Plasmas are ubiquitous in the universe. Their intricate and complex dynamics have an important impact on solar flares (which are critical to the understanding of space weather). Plasmas are also important in harnessing controlled nuclear fusion and for the development of the next generation of ultra-compact accelerators and light sources. And they are also essential for the most intense lasers, or in extreme astrophysical objects such as pulsars or magnetars. To address some of the scientific and technological challenges associated with plasma kinetics in these scenarios, Instituto de Plasmas e Fusão Nuclear at Instituto Superior Técnico Lisbon have developed OSIRIS. OSIRIS is a fully relativistic, electromagnetic particle-in-cell (EM-PIC) framework. With it, they've performed some of the largest numerical plasma simulations in supercomputers worldwide.
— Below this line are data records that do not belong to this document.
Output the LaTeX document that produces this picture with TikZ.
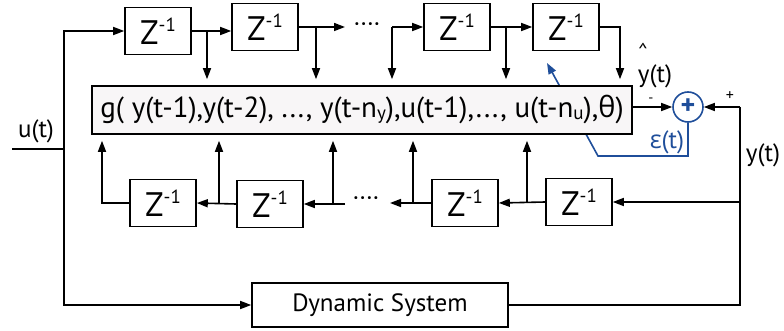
\documentclass[tikz,border=0pt]{standalone}
\usepackage{fontspec}
\setmainfont{PT Sans}
\newfontfamily\greekfont{Open Sans}
\usepackage{xcolor}
\usetikzlibrary{arrows.meta}
\definecolor{errblue}{HTML}{1F4E9A}
\definecolor{boxfill}{HTML}{F8F6F7}
\newcommand{\zinv}{Z\raisebox{13pt}{\fontsize{19}{19}\selectfont -1}}
\newcommand{\lowsub}[1]{\raisebox{-1.5pt}{\fontsize{19}{19}\selectfont #1}}

\tikzset{
  arr/.style={-{Triangle[length=11pt,width=8pt]}},
  delaybox/.style={draw,line width=1.6pt,minimum width=66pt,minimum height=47pt,inner sep=0pt,font=\fontsize{34}{34}\selectfont},
  lbl/.style={font=\fontsize{25}{25}\selectfont,inner sep=0pt}
}

\begin{document}
\begin{tikzpicture}[x=1pt,y=-1pt,line width=1.6pt]
    \useasboundingbox (0,0) rectangle (784,331);
    % delay line for u
    \node[delaybox] (zt1) at (158,31) {\zinv};
    \node[delaybox] (zt2) at (265,27) {\zinv};
    \node[delaybox] (zt3) at (457,27) {\zinv};
    \node[delaybox] (zt4) at (566,27) {\zinv};
    \node[lbl] (dt) at (367,27) {····};
    % delay line for y
    \node[delaybox] (zb1) at (579,202) {\zinv};
    \node[delaybox] (zb2) at (465,203) {\zinv};
    \node[delaybox] (zb3) at (270,204) {\zinv};
    \node[delaybox] (zb4) at (163,203) {\zinv};
    \node[lbl] (db) at (366,201) {····};
    % error feedback
    \node[draw=errblue,circle,minimum size=30pt,inner sep=0pt,text=errblue,font=\fontsize{28}{28}\bfseries] (sum) at (688,107) {+};
    \draw[errblue,arr] (sum.south) |- (598,156) -- (547,63);
    \node[lbl,text=errblue] (eps) at (667,142) {{\greekfont ε}(t)};
    % model
    \node[draw,fill=boxfill,minimum width=540pt,minimum height=48pt,inner sep=0pt,font=\fontsize{29}{29}\selectfont] (g) at (362,110)
      {g( y(t-1),y(t-2), ..., y(t-n\lowsub{y}),u(t-1),..., u(t-n\lowsub{u}),{\greekfont θ})};
    \node[draw,minimum width=256pt,minimum height=44pt,inner sep=0pt,font=\fontsize{25}{25}\selectfont] (dyn) at (380,305) {Dynamic System};
    % input
    \coordinate (uin) at (12,149);
    \coordinate (uj) at (64,149);
    \draw (uin) -- (uj);
    \draw[arr] (uj) |- (zt1.west);
    \draw[arr] (uj) |- (dyn.west);
    \node[lbl] (ulbl) at (36,131) {u(t)};
    % top taps
    \coordinate (t1) at (207,31);
    \coordinate (t2) at (345,27);
    \coordinate (t3) at (316,27);
    \coordinate (t4) at (392,27);
    \coordinate (t5) at (506,27);
    \coordinate (t6) at (620,27);
    \draw[arr] (zt1.east) -- (zt2.west |- zt1.east);
    \draw[arr,shorten >=6pt] (t1) -- (t1 |- g.north);
    \draw[arr] (zt2.east) -- (t2);
    \draw[arr,shorten >=6pt] (t3) -- (t3 |- g.north);
    \draw[arr] (t4) -- (zt3.west);
    \draw[arr,shorten >=6pt] (t4) -- (t4 |- g.north);
    \draw[arr] (zt3.east) -- (zt4.west);
    \draw[arr,shorten >=6pt] (t5) -- (t5 |- g.north);
    \draw[arr,shorten >=6pt] (zt4.east) -- (t6) -- (t6 |- g.north);
    % output and comparison
    \draw[arr] (g.east |- sum.west) -- (sum.west);
    \node[font=\fontsize{14}{14}\selectfont,inner sep=0pt] (minus) at (651,100) {-};
    \node[lbl] (yhat) at (655,76) {y(t)};
    \node[font=\fontsize{20}{20}\selectfont,inner sep=0pt,text height=4pt,text depth=0pt] (hat) at (643,56) {\^{}};
    \coordinate (yj) at (740,107);
    \draw[arr] (yj) -- (sum.east);
    \node[font=\fontsize{16}{16}\selectfont,inner sep=0pt] (plus) at (730,96) {+};
    \draw (yj) |- (dyn.east);
    \node[lbl] (ylbl) at (763,155) {y(t)};
    % bottom taps
    \coordinate (yb) at (740,202);
    \coordinate (s1) at (527,202);
    \coordinate (s2) at (390,203);
    \coordinate (s3) at (413,203);
    \coordinate (s4) at (345,204);
    \coordinate (s5) at (333,204);
    \coordinate (s6) at (219,204);
    \coordinate (s7) at (102,203);
    \draw[arr] (yb) -- (zb1.east);
    \draw[arr] (zb1.west) -- (zb2.east);
    \draw[arr,shorten >=6pt] (s1) -- (s1 |- g.south);
    \draw[arr] (zb2.west) -- (s2);
    \draw[arr,shorten >=6pt] (s3) -- (s3 |- g.south);
    \draw[arr] (s4) -- (zb3.east);
    \draw[arr,shorten >=6pt] (s5) -- (s5 |- g.south);
    \draw[arr] (zb3.west) -- (zb4.east);
    \draw[arr,shorten >=6pt] (s6) -- (s6 |- g.south);
    \draw[arr,shorten >=6pt] (zb4.west) -- (s7) -- (s7 |- g.south);
\end{tikzpicture}
\end{document}
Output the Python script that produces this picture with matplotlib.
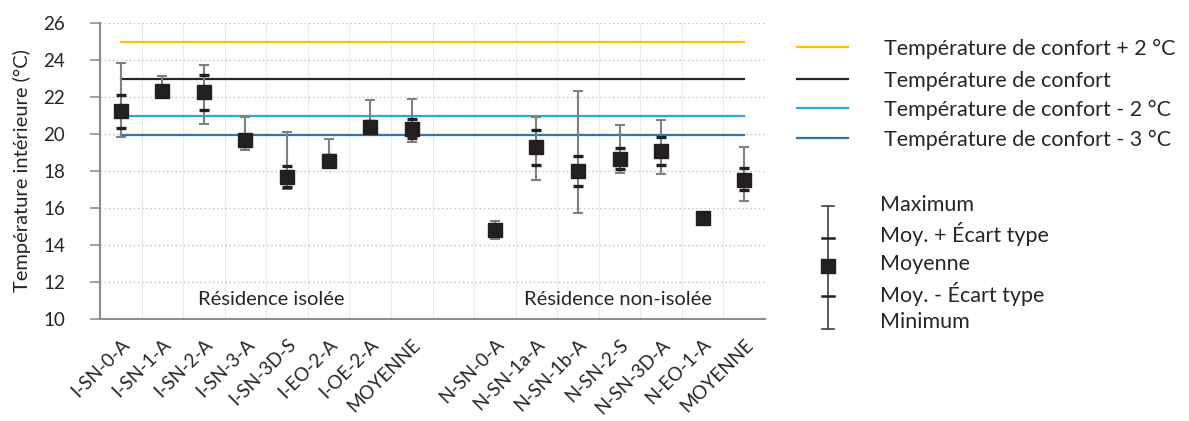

OSIRIS has been successfully employed in the numerical modelling of several relevant kinetic plasma scenarios - ranging from astrophysical shocks and plasma shell collisions to high-intensity laser-plasma interactions.
OSIRIS is being used in more than 30 institutions by more than 150 researchers worldwide. Written in Fortran 2003 and C, its code is massively parallel, with demonstrated parallel scalability up to 1.6 million cores and sustained petascale performance in production runs.